For families, the tragedy does not unfold in a moment. It unfolds slowly, painfully, and permanently.
The Knock That Changes Everything
No parent, partner, or sibling ever forgets that knock. It may come in the middle of the night, or just as dinner is being prepared, but life stops instantly. An officer stands on the doorstep, with a look that tells the whole story before a single word is spoken.
Within seconds, the future they imagined — birthdays, graduations, holidays, meals together — disappears. The world becomes smaller, quieter, and unbearably heavy.
The hardest part to accept is that their loved one did nothing wrong. They were in the wrong place at someone else’s moment of recklessness.

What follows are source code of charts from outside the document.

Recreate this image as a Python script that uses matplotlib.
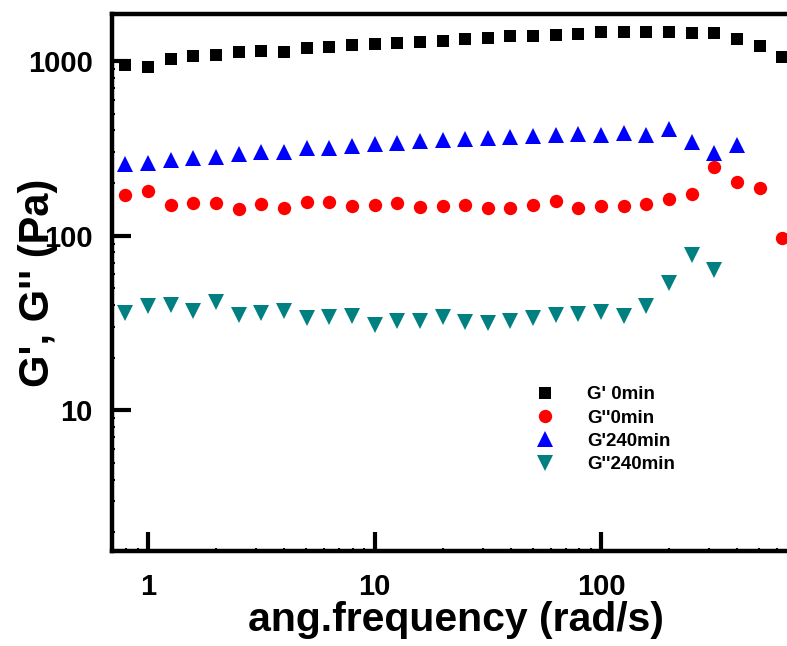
import matplotlib
matplotlib.use("Agg")
import matplotlib.pyplot as plt
from matplotlib.ticker import FixedLocator, FixedFormatter, LogLocator, NullFormatter

plt.rcParams['font.family'] = ['Liberation Sans', 'DejaVu Sans']
plt.rcParams['font.weight'] = 'bold'

# angular frequency sweep (rad/s)
freq = [0.794, 1.0, 1.26, 1.58, 2.0, 2.51, 3.16, 3.98, 5.01, 6.31,
        7.94, 10.0, 12.6, 15.8, 20.0, 25.1, 31.6, 39.8, 50.1, 63.1,
        79.4, 100.0, 126.0, 158.0, 200.0, 251.0, 316.0, 398.0, 501.0, 631.0]

g1_0 = [949, 928, 1023, 1068, 1082, 1121, 1146, 1125, 1182, 1207,
        1235, 1251, 1263, 1280, 1307, 1337, 1355, 1391, 1395, 1415,
        1434, 1460, 1466, 1472, 1466, 1453, 1446, 1337, 1224, 1050]

g2_0 = [171, 181, 150, 153, 153, 142, 152, 143, 155, 155,
        148, 150, 153, 145, 148, 150, 144, 143, 150, 157,
        143, 147, 148, 152, 162, 173, 247, 202, 188, 97]

g1_240 = [258, 262, 271, 278, 283, 293, 300, 302, 316, 316,
          326, 335, 337, 347, 352, 359, 362, 367, 372, 377,
          383, 377, 385, 378, 406, 342, 296, 330]

g2_240 = [36.1, 39.5, 39.8, 36.8, 41.4, 34.9, 35.8, 36.8, 33.8, 34.0,
          34.7, 30.7, 32.5, 32.2, 34.1, 31.8, 31.4, 32.2, 33.5, 34.9,
          35.5, 36.6, 34.4, 39.4, 53.2, 77.3, 63.4]

labels = ["G' 0min", "G''0min", "G'240min", "G''240min"]

fig = plt.figure(figsize=(7.87, 6.46), dpi=100)
ax = fig.add_axes([112 / 787, 95 / 646, 688 / 787, 537 / 646])

ax.plot(freq, g1_0, 's', color='black', ms=8.6, mew=0, label=labels[0])
ax.plot(freq, g2_0, 'o', color='red', ms=9.6, mew=0, label=labels[1])
ax.plot(freq[:len(g1_240)], g1_240, '^', color='blue', ms=11, mew=0, label=labels[2])
ax.plot(freq[:len(g2_240)], g2_240, 'v', color='teal', ms=11, mew=0, label=labels[3])

ax.set_xscale('log')
ax.set_yscale('log')
ax.set_xlim(0.693, 756)
ax.set_ylim(1.56, 1858)

ax.xaxis.set_major_locator(FixedLocator([1, 10, 100]))
ax.xaxis.set_major_formatter(FixedFormatter(['1', '10', '100']))
ax.yaxis.set_major_locator(FixedLocator([10, 100, 1000]))
ax.yaxis.set_major_formatter(FixedFormatter(['10', '100', '1000']))
ax.xaxis.set_minor_locator(LogLocator(subs=range(2, 10)))
ax.yaxis.set_minor_locator(LogLocator(subs=range(2, 10)))
ax.xaxis.set_minor_formatter(NullFormatter())
ax.yaxis.set_minor_formatter(NullFormatter())

for s in ax.spines.values():
    s.set_linewidth(3.2)
ax.spines['right'].set_visible(False)

ax.tick_params(which='major', direction='in', length=14, width=3,
               labelsize=21, pad=14)
ax.tick_params(axis='x', which='major', pad=16)
ax.tick_params(which='minor', direction='in', length=2, width=1.5)

ax.set_xlabel('ang.frequency (rad/s)', fontsize=29.5, fontweight='bold', labelpad=0)
ax.set_ylabel("G', G'' (Pa)", fontsize=30, fontweight='bold')
ax.yaxis.set_label_coords(-0.078, 0.5)

ax.legend(loc='upper left', bbox_to_anchor=(0.609, 0.307), frameon=False,
          fontsize=13.5, handletextpad=1.5, labelspacing=0.33,
          borderaxespad=0, borderpad=0, handlelength=1.5)

fig.savefig('out.png', dpi=100)
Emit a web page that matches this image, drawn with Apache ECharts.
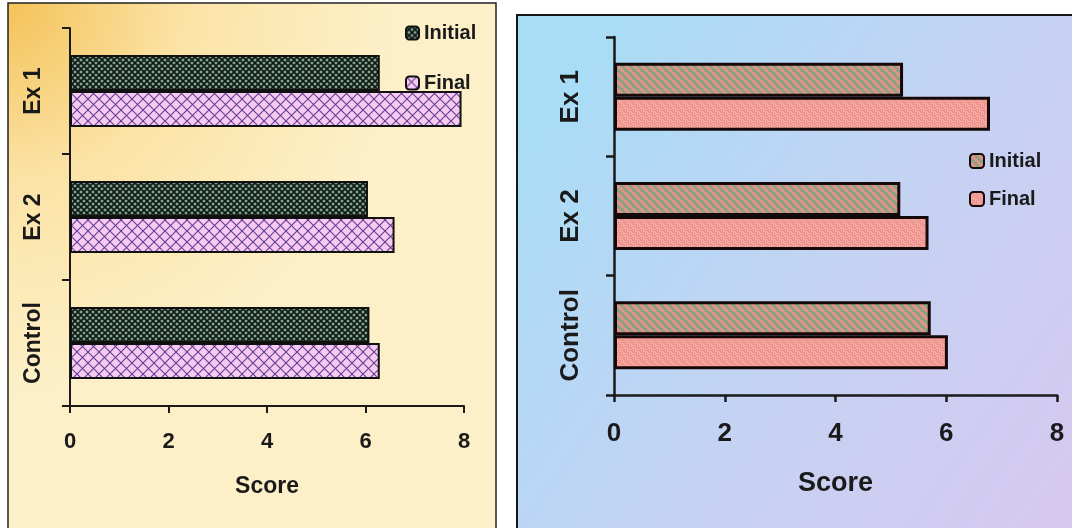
<!DOCTYPE html>
<html>
<head>
<meta charset="utf-8">
<script src="https://cdn.jsdelivr.net/npm/echarts@6/dist/echarts.min.js"></script>
<style>
  html, body { margin: 0; padding: 0; background: #ffffff; }
  #chart { width: 1072px; height: 528px; }
</style>
</head>
<body>
<div id="chart"></div>
<script>
// Groups, bottom to top on the category axis
const categories = ['Control', 'Ex 2', 'Ex 1'];
const scoreTicks = [0, 2, 4, 6, 8];

// Left panel scores
const leftInitial = [6.08, 6.05, 6.29];
const leftFinal = [6.29, 6.59, 7.95];

// Right panel scores
const rightInitial = [5.72, 5.17, 5.22];
const rightFinal = [6.03, 5.68, 6.79];

// ---- hatch fills drawn on small repeating canvases ----
function tile(size, draw) {
  const c = document.createElement('canvas');
  c.width = size; c.height = size;
  const g = c.getContext('2d');
  draw(g, size);
  return c;
}
function diagonals(g, s, dir) {
  for (const x0 of [-s, 0, s]) {
    g.beginPath();
    if (dir === 'down') { g.moveTo(x0, 0); g.lineTo(x0 + s, s); }
    else { g.moveTo(x0 + s, 0); g.lineTo(x0, s); }
    g.stroke();
  }
}
const fineCheck = tile(6, (g, s) => {
  g.fillStyle = '#86a494'; g.fillRect(0, 0, s, s);
  g.strokeStyle = '#0e1a14'; g.lineWidth = 1.6;
  diagonals(g, s, 'down'); diagonals(g, s, 'up');
});
const pinkCross = tile(11, (g, s) => {
  g.fillStyle = '#f8caf2'; g.fillRect(0, 0, s, s);
  g.strokeStyle = '#5e3e92'; g.lineWidth = 1.1;
  diagonals(g, s, 'down'); diagonals(g, s, 'up');
});
const stripes = tile(8, (g, s) => {
  g.fillStyle = '#86a483'; g.fillRect(0, 0, s, s);
  g.strokeStyle = '#ea9088'; g.lineWidth = 2.9;
  diagonals(g, s, 'down');
});
const weave = tile(8, (g, s) => {
  g.fillStyle = '#f0908a'; g.fillRect(0, 0, s, s);
  g.strokeStyle = '#f5aea6'; g.lineWidth = 1;
  g.beginPath();
  g.moveTo(0, 1.5); g.lineTo(3.5, 1.5); g.moveTo(0, 3.5); g.lineTo(3.5, 3.5);
  g.moveTo(4, 5.5); g.lineTo(7.5, 5.5); g.moveTo(4, 7.5); g.lineTo(7.5, 7.5);
  g.moveTo(5.5, 0); g.lineTo(5.5, 3.5); g.moveTo(7.5, 0); g.lineTo(7.5, 3.5);
  g.moveTo(1.5, 4); g.lineTo(1.5, 7.5); g.moveTo(3.5, 4); g.lineTo(3.5, 7.5);
  g.stroke();
});
const pat = c => ({ image: c, repeat: 'repeat' });

const ink = '#1a1a1a';
const font = 'Liberation Sans, Arial, sans-serif';

function valueAxis(grid, size, nameSize, labelMargin, nameGap, lineW) {
  return {
    type: 'value', gridIndex: grid, min: 0, max: 8, interval: 2,
    name: 'Score', nameLocation: 'middle', nameGap: nameGap,
    nameTextStyle: { color: ink, fontFamily: font, fontWeight: 'bold', fontSize: nameSize },
    axisLine: { show: true, lineStyle: { color: ink, width: lineW } },
    axisTick: { show: true, length: 7, lineStyle: { color: ink, width: lineW } },
    axisLabel: {
      color: ink, fontFamily: font, fontWeight: 'bold', fontSize: size, margin: labelMargin,
      formatter: v => scoreTicks.includes(v) ? String(v) : ''
    },
    splitLine: { show: false }
  };
}
function categoryAxis(grid, size, labelMargin, lineW) {
  return {
    type: 'category', gridIndex: grid, data: categories,
    axisLine: { show: true, onZero: false, lineStyle: { color: ink, width: lineW } },
    axisTick: { show: true, length: 8, interval: 0, lineStyle: { color: ink, width: lineW } },
    axisLabel: {
      rotate: 90, interval: 0, hideOverlap: false, color: ink, fontFamily: font,
      fontWeight: 'bold', fontSize: size, margin: labelMargin
    }
  };
}
function bars(name, axisIdx, values, fill, border, bw) {
  return {
    type: 'bar', name: name, xAxisIndex: axisIdx, yAxisIndex: axisIdx,
    data: values, barCategoryGap: '43%', barGap: '0%',
    itemStyle: { color: pat(fill), borderColor: border, borderWidth: bw },
    emphasis: { disabled: true }, silent: true
  };
}

const chart = echarts.init(document.getElementById('chart'), null, { renderer: 'canvas' });
chart.setOption({
  backgroundColor: '#ffffff',
  animation: false,
  graphic: [
    {
      type: 'rect', z: -10, silent: true,
      shape: { x: 8, y: 3, width: 488, height: 600 },
      style: {
        fill: {
          type: 'radial', x: 0, y: 0, r: 0.8,
          colorStops: [
            { offset: 0, color: '#f4c258' },
            { offset: 0.45, color: '#fbe3a6' },
            { offset: 1, color: '#fdf0c8' }
          ]
        },
        stroke: '#222222', lineWidth: 1.5
      }
    },
    {
      type: 'rect', z: -10, silent: true,
      shape: { x: 517, y: 15, width: 600, height: 600 },
      style: {
        fill: {
          type: 'linear', x: 0, y: 0.2, x2: 1, y2: 0.9,
          colorStops: [
            { offset: 0, color: '#a8ddf6' },
            { offset: 0.5, color: '#c6d2f3' },
            { offset: 1, color: '#dac6ef' }
          ]
        },
        stroke: '#151515', lineWidth: 2
      }
    }
  ],
  grid: [
    { left: 70, right: 608, top: 28, bottom: 122 },
    { left: 614, right: 15, top: 37, bottom: 133 }
  ],
  legend: [
    {
      left: 400, top: 18, orient: 'vertical', itemWidth: 13, itemHeight: 13, itemGap: 30,
      data: ['Initial', 'Final'], selectedMode: false,
      textStyle: { color: ink, fontFamily: font, fontWeight: 'bold', fontSize: 20, lineHeight: 20 }
    },
    {
      left: 964, top: 146, orient: 'vertical', itemWidth: 14, itemHeight: 14, itemGap: 18,
      data: ['Initial ', 'Final '], selectedMode: false,
      formatter: n => n.trim(),
      textStyle: { color: ink, fontFamily: font, fontWeight: 'bold', fontSize: 20, lineHeight: 20 }
    }
  ],
  xAxis: [
    valueAxis(0, 22, 23, 25, 69, 2),
    valueAxis(1, 26, 27, 26, 75, 2.5)
  ],
  yAxis: [
    categoryAxis(0, 23, 25, 2),
    categoryAxis(1, 26, 30, 2.5)
  ],
  series: [
    bars('Initial', 0, leftInitial, fineCheck, '#111111', 2),
    bars('Final', 0, leftFinal, pinkCross, '#111111', 2),
    bars('Initial ', 1, rightInitial, stripes, '#140808', 3),
    bars('Final ', 1, rightFinal, weave, '#140808', 3)
  ]
});
</script>
</body>
</html>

A choice they never made took everything from them.
The Empty Space
Families talk about the silence afterwards — the chair at the table that no one touches, the unopened coat still hanging by the door, the messages still saved on a phone because deleting them feels like losing the person all over again.
Holidays become reminders instead of celebrations. There is no normal to return to; there is only learning to live with the gap that should never have been created.
The Questions That Never End
Families are left with questions that cannot be answered:
- Why didn’t someone stop them?
- Why didn’t they call a taxi?
- Why did one drink matter so much?
They replay the last moments with their loved one — the final hug, the last goodbye — clinging to memories because it is all they have left.
And while the courts may one day decide what punishment is due, no sentence ever feels equal to the loss. Time may move forward, but the wound does not close.
The Message Families Want You to Hear
If you ask families who have lost someone to a drink-driving crash what they want others to know, they don’t talk about laws or fines. They talk about choices.
One decision made by a stranger — a driver who believed they were “fine” after drinking — ended their world. That is the truth they must live with, every day that follows.
They want you to understand that the pain does not fade. The birthdays missed, the memories stolen, the future erased — all of it could have been prevented if the driver had simply chosen not to drive.
A Final Plea
This festive season, as glasses are raised and celebrations begin, remember the families who will be spending Christmas grieving instead of celebrating.
Remember the empty chair.
Remember the knock on the door.
Remember that “I’m okay to drive” has destroyed more families than anyone will ever truly know.
And above all — remember that the only safe limit is zero.
Say no. Choose safety.
Protect someone else’s family as if it were your own.